Choosing a stack
Lacuna • July 17, 2022
I'm not a fan of these so-called game "engines"; the term is, I feel, misused too often doesn't really reflect the nature of the product. So, I'll start with a language, add a framework for speed and efficiency, then add the remainder of the code components.
Everybody loves PHP, but let's make sure we use an up-to-date version. As of writing, this is PHP 8.1 and since I have PHP 8.1.7 installed on my development box, this is an ideal starting point. I don't know as yet what mods will be needed, but a plain install of 8.1 should be sufficient for now.

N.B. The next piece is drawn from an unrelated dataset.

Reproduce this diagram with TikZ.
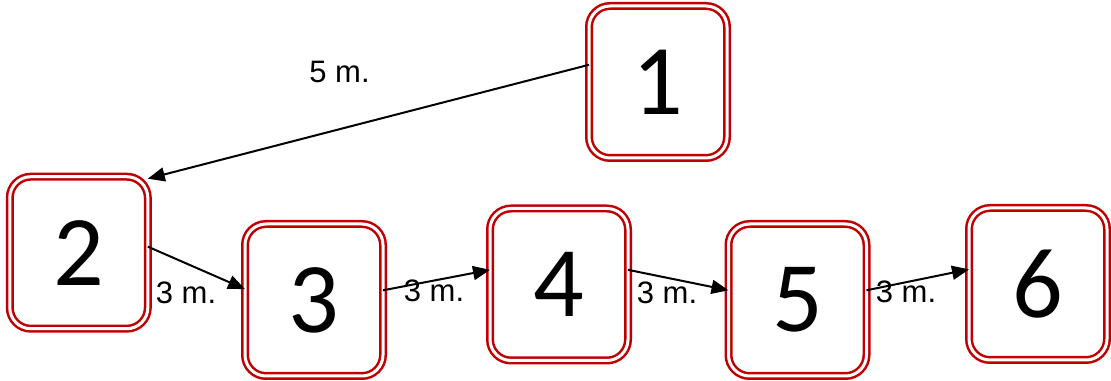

I considered a number of options here, but Laravel seems to be the best choice as it comes with a lot of features out of the box that are going to save a lot of time. Yes I probably could have written my own, using any number of Symfony components, but that would have probably ended up very similar to a Laravel framework without the bells and whistles, so I'll just settle for Laravel and save a lot of unnecessary work for myself.
There's a number of different CSS frameworks these days, some people like the batteries included approach, while I've grown rather fond of Tailwind, which allows for rapid prototyping and equally allows me to create simple reusable components with all the relevant classes defined properly in CSS leaving the HTML nice and clean.
Better yet, by adding in support for SASS, we can make the CSS a little more friendly with a hierarchical flow.
Normally, I'd use Google Fonts to provide these, but being privacy conscious, I'm going to host some fonts locally which ensures Google doesn't perform any tracking. Overkill? perhaps, but I know a lot of people who are not keen on Google watching everything they do.
MySQL will be ideal as it's well proven, well-rounded, and most people are fairly comfortable with it.
I'm also going to add Redis for caching and later on: session storage.
For the build process, I'm going to need Node.js. I have
v16.14.0 installed on my
development box and of course you will need Node's package manager: npm. Again I have this
installed; version 8.3.1; on my box.
Finally, I'll be using Docker for development to encapsulate everything into nice clean containers and to make the whole system portable between developers. Production-wise, I'll be using native services rather than Docker at least until the natives cause a problem!